Autumn fishing is in full swing now on the South Fork. Current weather conditions means you have to work for your fish most days, but concentration can pay off in spades. Micro caddis, October caddis, mahogany duns, infrequen PMDs, and BWOs are emerging on the different reaches during the right conditions. Larger attractor patterns are working as good as anything else and are being taken on the surface by opportunistic feeding trout in bits and pieces. There is decent action on smaller mayfly/caddis/midge imitations in slower water types along banks, the inside turn of riffles, and in eddies and side channels. Keep in mind that “decent” is relative to other surface action.
Nymph rigs – primarily dry-droppers and short double rigs – are producing almost from the get-go and continue to work until around 3pm before action slows. Go with semi-long tippet/leader lengths around four to six feet throughout the day, keeping in mind that going shorter – two to three feet – can work better from around 11:30am until 2pm most days. Target most prime holding waters throughout the day but concentrate on riffles, troughs, eddies and side channels during the sweet spot from 11am to 3pm.
Streamers are working OK but not quite as should be expected for this time of year (blame the weather). Nonetheless, decent action can come on moderately sized imitations fished on sinking tips in the INT to 3ips range. Target riffles and troughs along with current peeling off of submerged structure and bank points. Expect a lot of follows and chases in slower water.

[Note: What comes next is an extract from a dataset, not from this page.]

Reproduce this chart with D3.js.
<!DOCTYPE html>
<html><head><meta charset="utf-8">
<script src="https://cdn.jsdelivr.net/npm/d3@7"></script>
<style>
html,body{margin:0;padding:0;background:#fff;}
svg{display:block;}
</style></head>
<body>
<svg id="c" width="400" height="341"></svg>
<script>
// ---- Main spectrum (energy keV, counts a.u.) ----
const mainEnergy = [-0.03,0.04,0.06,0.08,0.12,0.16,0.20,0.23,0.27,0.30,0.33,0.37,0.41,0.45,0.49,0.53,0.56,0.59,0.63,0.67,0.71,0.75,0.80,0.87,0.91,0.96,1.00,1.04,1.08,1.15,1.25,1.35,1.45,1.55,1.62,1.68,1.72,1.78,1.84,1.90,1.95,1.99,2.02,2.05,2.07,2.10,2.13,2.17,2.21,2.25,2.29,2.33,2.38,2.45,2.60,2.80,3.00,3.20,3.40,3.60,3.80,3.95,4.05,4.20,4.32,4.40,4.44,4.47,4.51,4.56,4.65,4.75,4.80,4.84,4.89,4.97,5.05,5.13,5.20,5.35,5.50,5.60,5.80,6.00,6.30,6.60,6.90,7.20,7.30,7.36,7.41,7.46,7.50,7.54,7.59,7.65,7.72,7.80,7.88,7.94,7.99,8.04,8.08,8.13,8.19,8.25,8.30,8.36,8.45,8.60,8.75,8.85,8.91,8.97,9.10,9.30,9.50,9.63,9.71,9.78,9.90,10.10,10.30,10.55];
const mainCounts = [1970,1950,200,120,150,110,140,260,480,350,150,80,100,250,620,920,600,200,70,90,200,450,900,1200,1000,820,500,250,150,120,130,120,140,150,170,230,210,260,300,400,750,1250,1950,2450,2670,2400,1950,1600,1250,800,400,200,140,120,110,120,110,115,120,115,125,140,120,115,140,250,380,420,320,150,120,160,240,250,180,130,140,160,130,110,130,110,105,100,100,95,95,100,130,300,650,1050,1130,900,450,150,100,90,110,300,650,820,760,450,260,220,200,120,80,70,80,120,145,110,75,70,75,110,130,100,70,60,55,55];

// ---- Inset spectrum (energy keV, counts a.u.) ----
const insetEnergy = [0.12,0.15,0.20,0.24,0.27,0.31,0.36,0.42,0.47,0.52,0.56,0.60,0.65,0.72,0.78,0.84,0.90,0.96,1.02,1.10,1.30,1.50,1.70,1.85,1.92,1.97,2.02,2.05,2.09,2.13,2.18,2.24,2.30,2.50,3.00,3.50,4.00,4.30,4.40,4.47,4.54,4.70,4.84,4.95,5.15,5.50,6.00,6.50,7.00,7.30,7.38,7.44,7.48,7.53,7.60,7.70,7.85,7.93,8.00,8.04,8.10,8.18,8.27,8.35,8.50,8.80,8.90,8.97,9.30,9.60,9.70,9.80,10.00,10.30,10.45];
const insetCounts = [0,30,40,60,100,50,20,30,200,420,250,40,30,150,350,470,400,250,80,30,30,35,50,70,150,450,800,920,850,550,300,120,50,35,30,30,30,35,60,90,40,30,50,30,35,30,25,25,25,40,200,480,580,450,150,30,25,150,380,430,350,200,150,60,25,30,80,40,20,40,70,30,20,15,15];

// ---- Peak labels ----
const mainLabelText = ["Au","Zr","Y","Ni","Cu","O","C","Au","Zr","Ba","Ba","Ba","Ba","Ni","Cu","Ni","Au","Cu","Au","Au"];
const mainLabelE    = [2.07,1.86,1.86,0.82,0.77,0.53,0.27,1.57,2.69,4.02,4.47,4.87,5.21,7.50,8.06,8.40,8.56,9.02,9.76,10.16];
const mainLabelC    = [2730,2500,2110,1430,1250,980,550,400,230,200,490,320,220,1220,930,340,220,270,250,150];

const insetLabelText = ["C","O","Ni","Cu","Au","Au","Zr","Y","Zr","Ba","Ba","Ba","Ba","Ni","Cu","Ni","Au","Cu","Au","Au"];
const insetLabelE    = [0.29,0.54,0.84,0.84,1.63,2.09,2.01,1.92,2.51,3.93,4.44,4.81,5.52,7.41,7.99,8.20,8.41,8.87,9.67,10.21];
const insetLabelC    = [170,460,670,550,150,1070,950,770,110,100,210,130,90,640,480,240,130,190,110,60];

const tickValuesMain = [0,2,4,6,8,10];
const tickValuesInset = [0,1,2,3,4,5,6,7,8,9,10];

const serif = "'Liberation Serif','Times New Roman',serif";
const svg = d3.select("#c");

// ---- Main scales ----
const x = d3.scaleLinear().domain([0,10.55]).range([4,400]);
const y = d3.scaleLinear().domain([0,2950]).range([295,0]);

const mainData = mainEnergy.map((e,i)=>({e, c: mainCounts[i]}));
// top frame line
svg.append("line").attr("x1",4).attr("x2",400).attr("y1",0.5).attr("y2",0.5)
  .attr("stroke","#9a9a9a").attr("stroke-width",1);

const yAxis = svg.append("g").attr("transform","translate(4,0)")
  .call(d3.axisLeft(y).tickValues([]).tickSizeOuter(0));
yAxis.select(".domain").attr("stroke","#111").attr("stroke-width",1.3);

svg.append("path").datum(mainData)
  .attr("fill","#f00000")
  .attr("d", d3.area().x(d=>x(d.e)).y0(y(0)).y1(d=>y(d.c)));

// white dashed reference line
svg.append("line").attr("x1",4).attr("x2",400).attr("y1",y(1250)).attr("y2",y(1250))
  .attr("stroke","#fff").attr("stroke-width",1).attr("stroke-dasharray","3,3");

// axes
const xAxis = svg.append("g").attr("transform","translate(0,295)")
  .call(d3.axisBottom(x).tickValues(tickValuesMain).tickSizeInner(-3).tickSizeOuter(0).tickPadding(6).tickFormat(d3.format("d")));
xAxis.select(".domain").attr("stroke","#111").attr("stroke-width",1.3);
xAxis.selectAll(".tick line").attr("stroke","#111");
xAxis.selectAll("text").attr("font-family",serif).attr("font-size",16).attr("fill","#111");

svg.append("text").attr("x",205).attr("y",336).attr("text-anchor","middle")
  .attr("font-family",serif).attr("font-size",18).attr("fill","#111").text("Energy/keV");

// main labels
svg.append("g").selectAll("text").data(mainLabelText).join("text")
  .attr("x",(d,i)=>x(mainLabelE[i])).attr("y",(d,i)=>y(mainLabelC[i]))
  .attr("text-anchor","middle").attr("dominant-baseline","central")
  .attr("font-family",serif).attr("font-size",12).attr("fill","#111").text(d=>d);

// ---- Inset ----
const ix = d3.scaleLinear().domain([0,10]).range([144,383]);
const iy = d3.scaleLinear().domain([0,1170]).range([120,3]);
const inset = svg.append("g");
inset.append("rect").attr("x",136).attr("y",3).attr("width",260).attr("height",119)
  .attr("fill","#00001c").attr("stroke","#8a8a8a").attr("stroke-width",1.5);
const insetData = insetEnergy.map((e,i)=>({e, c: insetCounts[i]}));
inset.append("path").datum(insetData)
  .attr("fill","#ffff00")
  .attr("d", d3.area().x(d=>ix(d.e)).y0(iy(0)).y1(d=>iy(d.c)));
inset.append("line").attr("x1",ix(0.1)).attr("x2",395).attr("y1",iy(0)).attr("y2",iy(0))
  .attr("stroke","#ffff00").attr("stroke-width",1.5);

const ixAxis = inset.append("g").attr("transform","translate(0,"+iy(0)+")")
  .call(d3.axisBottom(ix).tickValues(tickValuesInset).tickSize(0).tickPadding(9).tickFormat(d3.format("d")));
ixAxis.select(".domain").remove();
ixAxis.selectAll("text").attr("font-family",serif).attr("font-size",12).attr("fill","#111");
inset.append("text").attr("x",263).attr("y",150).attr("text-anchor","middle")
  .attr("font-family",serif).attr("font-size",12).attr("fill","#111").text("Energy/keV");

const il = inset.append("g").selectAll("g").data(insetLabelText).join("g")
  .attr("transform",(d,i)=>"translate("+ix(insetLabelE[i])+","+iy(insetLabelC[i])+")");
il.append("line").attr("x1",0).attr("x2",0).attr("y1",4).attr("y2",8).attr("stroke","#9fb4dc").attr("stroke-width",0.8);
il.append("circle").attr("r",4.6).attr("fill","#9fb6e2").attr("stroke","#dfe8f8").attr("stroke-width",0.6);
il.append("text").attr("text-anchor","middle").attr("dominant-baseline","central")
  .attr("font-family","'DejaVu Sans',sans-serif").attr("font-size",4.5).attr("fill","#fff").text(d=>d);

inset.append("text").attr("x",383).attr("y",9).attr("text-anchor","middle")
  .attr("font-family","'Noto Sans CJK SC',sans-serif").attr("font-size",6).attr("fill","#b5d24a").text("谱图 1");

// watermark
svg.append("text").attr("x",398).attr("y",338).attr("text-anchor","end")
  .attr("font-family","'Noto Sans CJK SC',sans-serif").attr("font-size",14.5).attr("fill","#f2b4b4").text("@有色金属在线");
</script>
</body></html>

Dry flies – Snake River Water Walkers, Circus Peanuts, Mary Kays, Stimulators, Goddard Caddis, Parachute Extended Body PMDs, BWOs, and Mahogany Duns, Booty’s DL Cripple, and Film Critics.
Nymphs – Pat’s Rubber Leg, Duracells, Keller’s Peach Fuzz, Mellow Yellows, Chamois Caddis, Lightening Bugs, Flashback Pheasant Tails, Devil Jigs, and Perdigons.
Streamers – Galloup’s Peanut Envy, Coffey’s Sparkle Minnow, Goldilocks, Geisha Girls, Rustic Trombones, Galloup’s Mini Dungeons, Arum’s Lil’ Kims, Warriors, Chicklets, and Kreelux.
Continuing to fish well on all reaches with intermittent emergences of PMDs and chironomids most days as well as a few October caddis at times. At the same time, expect some slower days here and there. Higher gradient reaches are fishing better than lower gradient sections expect on those days with cloud cover (which have been few are far between). Dropper nymphs are picking up a few fish in the morning. After 11:30 PM, action on nymphs and surface flies turn on until around 3pm, after which there is a noticeable slowdown. Target seams, eddies, and riffles primarily no matter when or what rigging you are fishing.
Dry flies – Micro Peanuts, Micro Winged Chernobyls, Stimulators, Tent-Wing Caddis, Parachute Extended Body PMDs and Mahogany Duns, Parachute Adams, Snowshoe Duns, Royal Wulffs, Ausable Wulffs, Booty’s DL Cripple, Cole’s Split-Wing Cripple,Film Critics, Parachute Midges, CDC Midges Emergers, and Pheasant Tail Emergers.
Nymphs – Micro Mopscicles, Chamois Caddis, Duracalls, Flashback Pheasant Tail, Pyscho Princes, Robins, Rainbow Warriors, Lightening Bugs, Egan’s Dart, Howell’s Shuck It, Zebra Midges, Brassies, and Perdigons.
Yellowstone National Park
Madison River – Still decent fishing from top to bottom. Streamers are producing on all reaches while nymphs are performing well from Riverside up to the confluence. Go lightly weighted and short with all your riggings, although obviously deeper runs along under cutbanks can produce with deeper and heavier riggings.
Firehole River – Dry fly activity is best during tight windows from around 11am until 2pm, extending to 3pm on cooler days. Midges and BWOs are to name of the game for the most part. Adult imitations and their nymphal counterparts are getting the job done primarily in riffles and seams. Caddis larva imitations will work in the same water. Small baitfish imitations are producing very well when fished along under cutbanks on the upper reaches from Midway geyser up to Biscuit Basin.
Yellowstone Lake – Not big on numbers most days but certainly big on size. Baitfish, damsel, and dragon fly imitations, along with suspended leech and chironomid imitations, are working well and getting into 18-plus inch cutthroats primarily. Don’t be surprised if you cross the 20” mark a few times. Drop-offs and flat edges are producing better than flats themselves. The most consistent action is occurring in the two to four foot range in the water column.
Lewis Lake – Good number of brown trout both above and below the lake but with the lack of cloud cover and wind it takes a lot of patience to get into a couple (and its still a lot of fun seeing all of these fish. Fishing for staging and running browns in the lake and at the inlet/outlet offer a bit more consistency, yet still there is a of looks and follows with current conditions. Lake trout have been on the flats primarily on the north side of the lake and to the northeast around Mack Point.